As a church musician, the OCF’s prescriptions on sung repertoire are always of interest to me. This section contains some of the most helpful recommendations, and they won’t be a complete surprise to those who advocate the propers.
144. The liturgy of the eucharist takes place in the usual manner at the funeral Mass. Members of the family or friends of the deceased should bring the gifts to the altar. Instrumental music or a song (for example, Psalm 18:1-6, Psalm 63, Psalm 66:13-20, or Psalm 138) may accompany the procession with the gifts. Before the priest washes his hands, he may incense the gifts and the altar. Afterward the deacon or other minister may incense the priest and the congregation.

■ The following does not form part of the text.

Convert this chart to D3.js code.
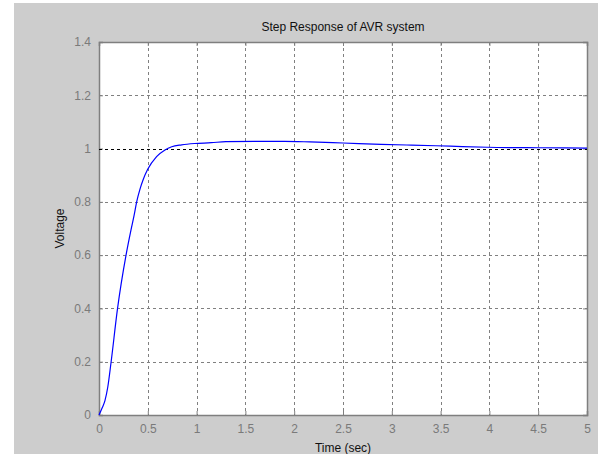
<!DOCTYPE html>
<html>
<head>
<meta charset="utf-8">
<script src="https://cdn.jsdelivr.net/npm/d3@7"></script>
<style>
  body { margin: 0; background: #fff; }
  svg { display: block; font-family: "Liberation Sans", Arial, sans-serif; }
</style>
</head>
<body>
<div id="chart"></div>
<script>
// step response
var time    = [0, 0.034, 0.061, 0.09, 0.123, 0.19, 0.277, 0.328, 0.359, 0.386, 0.42, 0.454, 0.499, 0.59, 0.676, 0.745, 0.847, 0.98, 1.15, 1.3, 1.6, 1.9, 2.16, 2.5, 2.89, 3.2, 3.6, 3.98, 4.5, 5.0];
var voltage = [0, 0.028, 0.054, 0.105, 0.196, 0.4, 0.6, 0.695, 0.748, 0.8, 0.848, 0.885, 0.922, 0.97, 0.995, 1.007, 1.014, 1.019, 1.022, 1.026, 1.027, 1.027, 1.025, 1.021, 1.016, 1.013, 1.009, 1.005, 1.003, 1.002];

var xTicks = [0, 0.5, 1, 1.5, 2, 2.5, 3, 3.5, 4, 4.5, 5];
var yTicks = [0, 0.2, 0.4, 0.6, 0.8, 1, 1.2, 1.4];
var refLevel = 1;

var width = 598, height = 454;
var margin = {top: 42, right: 11, bottom: 39, left: 99};

var svg = d3.select("#chart").append("svg")
  .attr("width", width)
  .attr("height", height);

// grey figure background
svg.append("rect")
  .attr("x", 14).attr("y", 3)
  .attr("width", width - 14).attr("height", height - 3)
  .attr("fill", "#cdcdcd");

var x = d3.scaleLinear().domain([0, 5]).range([margin.left, width - margin.right]);
var y = d3.scaleLinear().domain([0, 1.4]).range([height - margin.bottom, margin.top]);

svg.append("rect")
  .attr("x", x(0)).attr("y", y(1.4))
  .attr("width", x(5) - x(0)).attr("height", y(0) - y(1.4))
  .attr("fill", "#fff");

// grid
var grid = svg.append("g")
  .attr("stroke", "#808080")
  .attr("stroke-width", 1)
  .attr("stroke-dasharray", "3,3");

grid.selectAll(".gx")
  .data(xTicks.slice(1, -1))
  .join("line")
  .attr("x1", d => Math.round(x(d)) + 0.5).attr("x2", d => Math.round(x(d)) + 0.5)
  .attr("y1", y(1.4)).attr("y2", y(0));

grid.selectAll(".gy")
  .data(yTicks.slice(1, -1).filter(d => d !== refLevel))
  .join("line")
  .attr("x1", x(0)).attr("x2", x(5))
  .attr("y1", d => Math.round(y(d)) + 0.5).attr("y2", d => Math.round(y(d)) + 0.5);

// axes (MATLAB style ticks pointing in)
var xAxis = svg.append("g")
  .attr("transform", "translate(0," + y(0) + ")")
  .call(d3.axisBottom(x).tickValues(xTicks).tickSize(-4).tickPadding(9).tickFormat(d3.format("~g")));
var xAxisTop = svg.append("g")
  .attr("transform", "translate(0," + y(1.4) + ")")
  .call(d3.axisTop(x).tickValues(xTicks).tickSize(-4).tickFormat(""));
var yAxis = svg.append("g")
  .attr("transform", "translate(" + x(0) + ",0)")
  .call(d3.axisLeft(y).tickValues(yTicks).tickSize(-4).tickPadding(8).tickFormat(d3.format("~g")));
var yAxisRight = svg.append("g")
  .attr("transform", "translate(" + x(5) + ",0)")
  .call(d3.axisRight(y).tickValues(yTicks).tickSize(-4).tickFormat(""));

[xAxis, xAxisTop, yAxis, yAxisRight].forEach(function(a) {
  a.selectAll("path").attr("stroke", "#7f7f7f").attr("stroke-width", 1.5);
  a.selectAll("line").attr("stroke", "#7f7f7f");
  a.selectAll("text").attr("fill", "#7a7a7a").style("font-size", "12px");
});

// reference line at 1
svg.append("line")
  .attr("x1", x(0)).attr("x2", x(5))
  .attr("y1", Math.round(y(refLevel)) + 0.5).attr("y2", Math.round(y(refLevel)) + 0.5)
  .attr("stroke", "#000")
  .attr("stroke-width", 1)
  .attr("stroke-dasharray", "3,3");

// response curve
var line = d3.line()
  .x((d, i) => x(time[i]))
  .y(d => y(d))
  .curve(d3.curveMonotoneX);

svg.append("path")
  .datum(voltage)
  .attr("d", line)
  .attr("fill", "none")
  .attr("stroke", "#0000ff")
  .attr("stroke-width", 1.2);

// labels
svg.append("text")
  .attr("x", (x(0) + x(5)) / 2).attr("y", 31)
  .attr("text-anchor", "middle")
  .style("font-size", "12px")
  .attr("fill", "#111")
  .text("Step Response of AVR system");

svg.append("text")
  .attr("x", (x(0) + x(5)) / 2).attr("y", 452)
  .attr("text-anchor", "middle")
  .style("font-size", "12px")
  .attr("fill", "#111")
  .text("Time (sec)");

svg.append("text")
  .attr("transform", "translate(64," + y(0.7) + ") rotate(-90)")
  .attr("text-anchor", "middle")
  .style("font-size", "12px")
  .attr("fill", "#111")
  .text("Voltage");
</script>
</body>
</html>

Eucharistic Prayer II and Eucharistic Prayer III are especially appropriate for use at the funeral Mass, because they provide special texts of intercession for the dead. Since music gives greater solemnity to a ritual action, the singing of the people’s parts of the eucharistic prayer should be encouraged, that is, the responses of the preface dialogue, the Sanctus, the memorial acclamation, and the Great Amen.

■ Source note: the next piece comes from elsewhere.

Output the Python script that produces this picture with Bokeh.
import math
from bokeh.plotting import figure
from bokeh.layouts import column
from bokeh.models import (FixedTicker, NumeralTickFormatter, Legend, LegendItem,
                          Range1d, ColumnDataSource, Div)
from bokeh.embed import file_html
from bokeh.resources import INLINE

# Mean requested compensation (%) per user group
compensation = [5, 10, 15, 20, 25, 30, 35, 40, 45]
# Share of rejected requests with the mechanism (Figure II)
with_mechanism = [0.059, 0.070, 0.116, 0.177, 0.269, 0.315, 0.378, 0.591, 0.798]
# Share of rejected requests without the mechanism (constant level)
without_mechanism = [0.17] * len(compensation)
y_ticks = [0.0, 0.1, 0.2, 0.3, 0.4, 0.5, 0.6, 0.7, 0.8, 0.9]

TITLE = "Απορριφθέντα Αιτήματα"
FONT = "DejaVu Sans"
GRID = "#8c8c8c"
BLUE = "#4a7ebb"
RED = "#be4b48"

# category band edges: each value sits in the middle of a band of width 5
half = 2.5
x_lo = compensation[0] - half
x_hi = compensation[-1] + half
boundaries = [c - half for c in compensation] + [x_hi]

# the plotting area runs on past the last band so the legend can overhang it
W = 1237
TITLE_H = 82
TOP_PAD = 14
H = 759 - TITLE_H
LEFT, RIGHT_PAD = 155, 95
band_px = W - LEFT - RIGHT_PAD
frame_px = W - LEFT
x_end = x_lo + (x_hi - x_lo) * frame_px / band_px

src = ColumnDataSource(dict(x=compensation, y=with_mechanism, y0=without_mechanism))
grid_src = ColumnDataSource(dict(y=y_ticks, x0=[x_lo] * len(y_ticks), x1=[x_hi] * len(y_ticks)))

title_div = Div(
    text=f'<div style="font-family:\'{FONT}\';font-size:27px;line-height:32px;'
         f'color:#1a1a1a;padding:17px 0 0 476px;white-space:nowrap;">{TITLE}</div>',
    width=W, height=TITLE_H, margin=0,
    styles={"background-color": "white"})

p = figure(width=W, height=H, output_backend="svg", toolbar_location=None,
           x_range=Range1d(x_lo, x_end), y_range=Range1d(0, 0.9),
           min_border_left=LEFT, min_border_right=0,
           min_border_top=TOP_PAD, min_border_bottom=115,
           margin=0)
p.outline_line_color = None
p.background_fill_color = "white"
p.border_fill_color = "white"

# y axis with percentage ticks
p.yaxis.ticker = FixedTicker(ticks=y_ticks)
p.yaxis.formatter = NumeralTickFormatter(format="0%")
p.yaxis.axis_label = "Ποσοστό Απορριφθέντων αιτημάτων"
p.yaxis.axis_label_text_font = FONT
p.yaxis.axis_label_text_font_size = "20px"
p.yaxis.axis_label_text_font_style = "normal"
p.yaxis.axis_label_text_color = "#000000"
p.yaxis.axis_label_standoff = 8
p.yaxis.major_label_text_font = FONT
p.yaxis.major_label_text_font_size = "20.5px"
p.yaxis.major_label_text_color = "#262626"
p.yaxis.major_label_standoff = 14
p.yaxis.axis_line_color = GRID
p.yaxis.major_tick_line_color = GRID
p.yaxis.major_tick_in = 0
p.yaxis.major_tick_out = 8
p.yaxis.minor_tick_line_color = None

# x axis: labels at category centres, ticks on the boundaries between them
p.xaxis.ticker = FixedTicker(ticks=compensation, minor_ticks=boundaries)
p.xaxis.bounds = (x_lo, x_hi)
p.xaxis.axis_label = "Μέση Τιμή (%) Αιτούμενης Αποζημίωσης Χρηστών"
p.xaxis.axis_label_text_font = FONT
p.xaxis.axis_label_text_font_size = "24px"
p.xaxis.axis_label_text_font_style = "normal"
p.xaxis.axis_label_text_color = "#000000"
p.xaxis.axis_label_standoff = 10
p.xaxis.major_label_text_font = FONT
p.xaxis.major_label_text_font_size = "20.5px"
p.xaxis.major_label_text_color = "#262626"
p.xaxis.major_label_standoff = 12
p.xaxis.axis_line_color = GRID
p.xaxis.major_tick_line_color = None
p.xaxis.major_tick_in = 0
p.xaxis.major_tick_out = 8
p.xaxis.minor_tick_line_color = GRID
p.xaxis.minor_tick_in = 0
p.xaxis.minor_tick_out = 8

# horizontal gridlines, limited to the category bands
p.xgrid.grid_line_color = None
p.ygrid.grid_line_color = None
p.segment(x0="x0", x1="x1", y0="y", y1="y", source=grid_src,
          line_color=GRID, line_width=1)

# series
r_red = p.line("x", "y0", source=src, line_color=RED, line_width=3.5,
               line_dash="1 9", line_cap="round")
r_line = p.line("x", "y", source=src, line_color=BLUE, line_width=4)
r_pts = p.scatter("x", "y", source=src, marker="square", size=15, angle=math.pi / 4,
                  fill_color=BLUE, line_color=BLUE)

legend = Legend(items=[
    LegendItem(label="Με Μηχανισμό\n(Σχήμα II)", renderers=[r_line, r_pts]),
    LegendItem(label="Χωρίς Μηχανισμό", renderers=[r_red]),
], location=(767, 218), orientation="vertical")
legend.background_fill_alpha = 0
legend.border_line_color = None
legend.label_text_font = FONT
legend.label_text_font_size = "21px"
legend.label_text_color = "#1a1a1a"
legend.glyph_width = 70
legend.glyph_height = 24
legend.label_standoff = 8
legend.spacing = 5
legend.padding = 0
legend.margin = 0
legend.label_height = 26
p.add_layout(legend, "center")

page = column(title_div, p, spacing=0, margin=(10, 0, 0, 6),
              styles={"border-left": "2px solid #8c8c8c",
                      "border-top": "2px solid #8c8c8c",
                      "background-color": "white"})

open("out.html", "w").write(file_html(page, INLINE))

To reinforce and to express more fully the unity of the congregation during the communion rite, the people may sing the Lord’s Prayer, the doxology, the Lamb of God, and a song for the communion procession (for example, Psalm 23, Psalm 27, Psalm 34, Psalm 63, or Psalm 121).

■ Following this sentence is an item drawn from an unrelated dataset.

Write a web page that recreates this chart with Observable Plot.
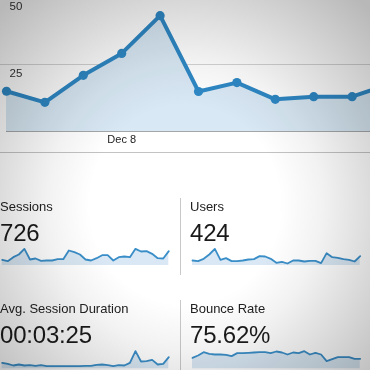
<!DOCTYPE html>
<html>
<head>
<meta charset="utf-8">
<script src="https://cdn.jsdelivr.net/npm/d3@7"></script>
<script src="https://cdn.jsdelivr.net/npm/@observablehq/plot@0.6"></script>
<style>
  html, body { margin: 0; padding: 0; background: #fff; }
  body { width: 370px; height: 370px; overflow: hidden; position: relative;
         font-family: "Liberation Sans", Arial, Helvetica, sans-serif; }
  .abs { position: absolute; }
  .label { font-size: 13px; line-height: 13px; color: #222; white-space: nowrap; }
  .num { font-size: 24px; line-height: 24px; color: #1a1a1a; white-space: nowrap; letter-spacing: -0.2px; }
  .vdiv { width: 1px; background: #c9c9c9; }
  #vignette { position: absolute; left: 0; top: 0; width: 370px; height: 370px; pointer-events: none;
     mix-blend-mode: multiply; z-index: 10;
     background: radial-gradient(ellipse 250px 262px at 185px 205px, #ffffff 38%, #f2f2f2 55%, #b8b8b8 105%); }
</style>
</head>
<body>
<div id="main" class="abs" style="left:0;top:0;"></div>
<div class="abs" style="left:0;top:152px;width:370px;height:1px;background:#c3c3c3;"></div>

<div class="abs label" style="left:0;top:200px;">Sessions</div>
<div class="abs num" style="left:0;top:221px;">726</div>
<div id="sp1" class="abs" style="left:0;top:240px;"></div>
<div class="abs vdiv" style="left:180px;top:198px;height:77px;"></div>

<div class="abs label" style="left:190px;top:200px;">Users</div>
<div class="abs num" style="left:190px;top:221px;">424</div>
<div id="sp2" class="abs" style="left:188px;top:240px;"></div>

<div class="abs label" style="left:0;top:302px;">Avg. Session Duration</div>
<div class="abs num" style="left:0;top:323px;">00:03:25</div>
<div id="sp3" class="abs" style="left:0;top:340px;"></div>
<div class="abs vdiv" style="left:180px;top:300px;height:70px;"></div>

<div class="abs label" style="left:190px;top:302px;">Bounce Rate</div>
<div class="abs num" style="left:190px;top:323px;">75.62%</div>
<div id="sp4" class="abs" style="left:188px;top:340px;"></div>

<div id="vignette"></div>

<script>
// Main chart data
const dates = ["Dec 5","Dec 6","Dec 7","Dec 8","Dec 9","Dec 10","Dec 11","Dec 12","Dec 13","Dec 14","Dec 15"];
const visits = [15.1, 11.0, 21.0, 29.1, 43.1, 15.0, 18.3, 12.1, 13.1, 13.1, 17.8];
const yTicks = [25, 50];
const xTicks = [3];

// Sparkline data (relative daily values)
const sessionsSpark = [17,13,25,33,50,18,21,14,15,15,19,19,45,40,33,18,15,22,31,31,15,25,27,25,50,42,43,35,22,21,43];
const usersSpark = [15,13,20,33,50,17,22,13,13,15,18,19,28,27,20,8,11,6,15,15,12,14,14,7,37,25,23,19,17,12,28];
const durationSpark = [18,15,10,13,10,11,9,11,8,8,8,8,8,8,8,9,9,12,13,11,8,11,10,18,53,22,23,27,13,15,35];
const bounceSpark = [33,40,50,45,43,43,42,38,47,47,48,49,50,50,47,52,49,43,49,47,53,43,48,43,23,29,35,35,35,30,30];

const BLUE = "#2e88c5";
const FONT = '"Liberation Sans", Arial, Helvetica, sans-serif';

const idx = visits.map((d, i) => i);
const main = Plot.plot({
  width: 370, height: 160,
  marginTop: 0, marginLeft: 0, marginRight: 0, marginBottom: 28.5,
  x: {domain: [-6 / 38.4, 364 / 38.4], axis: null},
  y: {domain: [0, 131.5 / 2.7], axis: null},
  style: {background: "transparent", fontFamily: FONT, overflow: "hidden"},
  marks: [
    Plot.ruleY(yTicks, {stroke: "#d4d4d4", strokeWidth: 1}),
    Plot.areaY(idx, {x: i => i, y: i => visits[i], fill: "#d8e8f4", clip: true}),
    Plot.ruleY([0], {x1: 0, x2: visits.length - 1, stroke: "#1f1f1f", strokeWidth: 1.4, clip: true}),
    Plot.lineY(idx, {x: i => i, y: i => visits[i], stroke: BLUE, strokeWidth: 4, clip: true}),
    Plot.dot(idx, {x: i => i, y: i => visits[i], r: 4.6, fill: BLUE, stroke: "none", clip: true}),
    Plot.text(yTicks, {y: d => d, frameAnchor: "left", dx: 9, dy: 9, text: d => String(d),
      textAnchor: "start", fontSize: 11.5, fill: "#333"}),
    Plot.text(xTicks, {x: d => d, frameAnchor: "bottom", dy: 11, text: d => dates[d],
      fontSize: 11, fill: "#222"})
  ]
});
document.getElementById("main").appendChild(main);

function spark(values, {width, height, mL, mR, mB, maxV}) {
  const ix = values.map((d, i) => i);
  return Plot.plot({
    width, height,
    marginTop: 0, marginLeft: mL, marginRight: mR, marginBottom: mB,
    x: {domain: [0, values.length - 1], axis: null},
    y: {domain: [0, maxV], axis: null},
    style: {background: "transparent", overflow: "visible"},
    marks: [
      Plot.areaY(ix, {x: i => i, y: i => values[i], fill: "#d9e8f4"}),
      Plot.lineY(ix, {x: i => i, y: i => values[i], stroke: "#3a8ec8", strokeWidth: 1.8})
    ]
  });
}

document.getElementById("sp1").appendChild(spark(sessionsSpark, {width: 170, height: 26, mL: 1.7, mR: 1.7, mB: 1, maxV: 75}));
document.getElementById("sp2").appendChild(spark(usersSpark, {width: 175, height: 26, mL: 4, mR: 3.3, mB: 1, maxV: 75}));
document.getElementById("sp3").appendChild(spark(durationSpark, {width: 170, height: 30, mL: 1.7, mR: 1.7, mB: 1.67, maxV: 85}));
document.getElementById("sp4").appendChild(spark(bounceSpark, {width: 175, height: 30, mL: 4, mR: 3.3, mB: 1.67, maxV: 85}));
</script>
</body>
</html>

I’ve linked all the psalms listed if you want to check their texts. Good choices, all. I assume the intent is to sing an antiphon with those psalm verses, or sing a metrical setting, or some other form. Or some other song.
Note the recommendations for the Eucharistic Prayer.
Note that “greater solemnity” is guided by congregational singing. Also the expression of unity of the worshipers during the Communion rite.
Church musicians, how often are your choices guided by these suggestions? Did you know they were contained in the rite?